At the end of the service, I felt the need to step forward for prayer and commissioning, though I really had no idea what I was getting myself into.  The preacher, when my turn in the line came, asked me to put my hands up to symbolize my surrender to God, and prayed in agreement with me.  I asked God for compassion, because I felt none.  The admission alone was worth the embarrassment of being the only person in my team to leave the pew.  So the pastor prayed with me and reminded me to continually surrender to God, and I walked back to my seat as quietly as I came. 

It was not emotional, I rarely get emotional about anything, but I knew I had to ask God for His compassion, because without it I would be living a lie before the people we were there to help.  I also knew that, when we got back from Honduras, my husband and I would be going to live with and minister to an apartment complex full of adults with severe disabilities, and without the compassion of God, I would not be able to make it in that environment. 

When the service was over and we left, I saw the old lady in our pew differently.  She had trouble walking, so I took her arm and walked with her until we got outside and someone took her home.  I realized about halfway through that I never would have done that normally--she could make it on her own, and there were plenty of people to help.  But it was the beginning of a quiet compassion stirring.  God was truly answering our prayer.  God was growing my faith. 
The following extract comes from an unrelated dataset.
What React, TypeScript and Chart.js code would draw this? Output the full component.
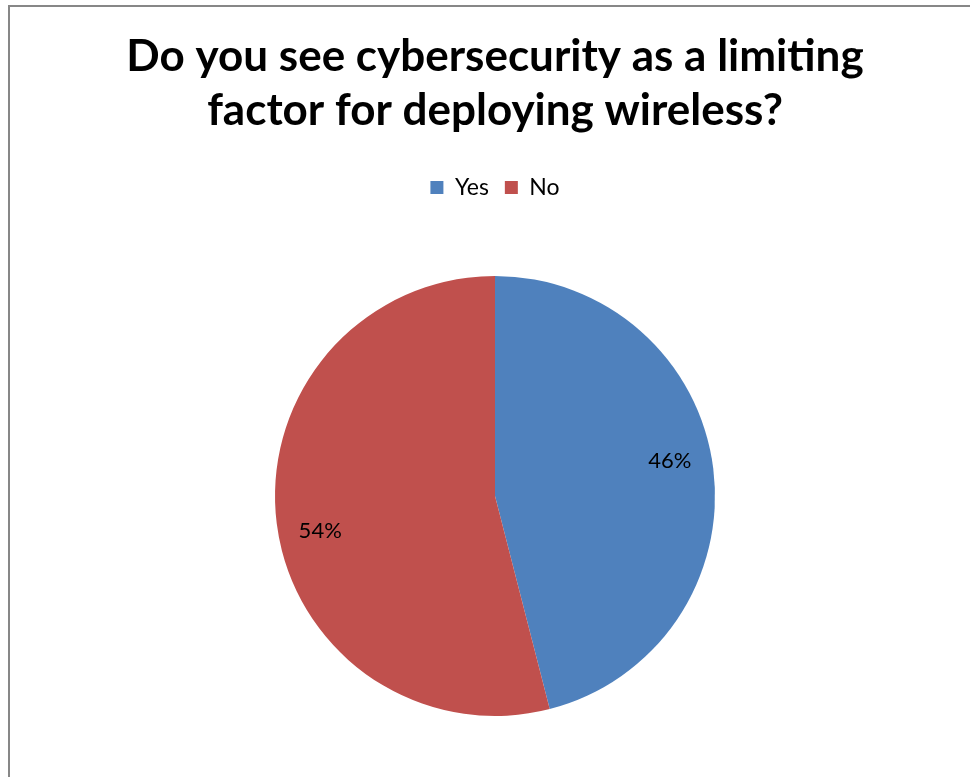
import React, { useEffect, useRef } from "react";
import { Chart, registerables } from "chart.js";

Chart.register(...registerables);

const titleLines = ["Do you see cybersecurity as a limiting", "factor for deploying wireless?"];
const categories = ["Yes", "No"];
const values = [46, 54];
const colors = ["#4F81BD", "#C0504D"];

const FONT = "Lato, 'Open Sans', 'DejaVu Sans', sans-serif";

const pctLabels = {
  id: "pctLabels",
  afterDatasetsDraw(chart: any) {
    const ctx = chart.ctx;
    const meta = chart.getDatasetMeta(0);
    const data = chart.data.datasets[0].data as number[];
    const total = data.reduce((a, b) => a + b, 0);
    ctx.save();
    ctx.font = `22px ${FONT}`;
    ctx.fillStyle = "#000000";
    ctx.textAlign = "center";
    ctx.textBaseline = "middle";
    meta.data.forEach((arc: any, i: number) => {
      const p = arc.getProps(["x", "y", "startAngle", "endAngle", "outerRadius"], true);
      const mid = (p.startAngle + p.endAngle) / 2 - 0.07;
      const r = p.outerRadius * 0.81;
      const x = p.x + Math.cos(mid) * r;
      const y = p.y + Math.sin(mid) * r;
      const pct = Math.round((data[i] / total) * 100) + "%";
      ctx.fillText(pct, x, y);
    });
    ctx.restore();
  },
};

export default function App() {
  const ref = useRef<HTMLCanvasElement | null>(null);
  useEffect(() => {
    if (!ref.current) return;
    const chart = new Chart(ref.current, {
      type: "pie",
      data: {
        labels: categories,
        datasets: [
          {
            data: values,
            backgroundColor: colors,
            borderWidth: 0,
          },
        ],
      },
      options: {
        responsive: false,
        animation: false,
        layout: { padding: { left: 20, right: 0, top: 0, bottom: 61 } },
        plugins: {
          title: {
            display: true,
            text: titleLines,
            color: "#000000",
            font: { family: FONT, size: 44, weight: "bold", lineHeight: "54px" },
            padding: { top: 30, bottom: 22 },
          },
          legend: {
            display: true,
            position: "top",
            labels: {
              color: "#000000",
              font: { family: FONT, size: 23 },
              boxWidth: 13,
              boxHeight: 13,
              padding: 16,
            },
          },
          tooltip: { enabled: false },
        },
      },
      plugins: [
        pctLabels,
        {
          id: "legendHeight",
          beforeInit(c: any) {
            const orig = c.legend && c.legend.fit;
            if (c.legend) {
              c.legend.fit = function () {
                orig.call(this);
                this.height = 116;
              };
            }
          },
        },
      ],
    });
    return () => chart.destroy();
  }, []);

  return (
    <div>
      <canvas
        ref={ref}
        width={970}
        height={777}
        style={{ position: "absolute", left: 0, top: 0, width: 970, height: 777 }}
      />
      <div
        style={{
          position: "absolute",
          left: 8,
          top: 5,
          width: 962,
          height: 772,
          boxSizing: "border-box",
          borderTop: "2px solid #878787",
          borderLeft: "2px solid #878787",
          pointerEvents: "none",
        }}
      />
    </div>
  );
}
As for our group unity, which David and I had been praying for, we finally saw it blossom that night.  We gathered together in the hotel lobby, shared about our day, about what we were hoping God would do this week, and how we came to be at the same church.  Since we were from such a massive church, spanning 3 services in 4 locations and counting, most of us had only met the team leader before the trip.  The unity of mission and prayer together finally brought us to a place of unity. 

That's probably what I loved most about the Honduran mission team--praise and prayer that fed a childlike faith with no limits.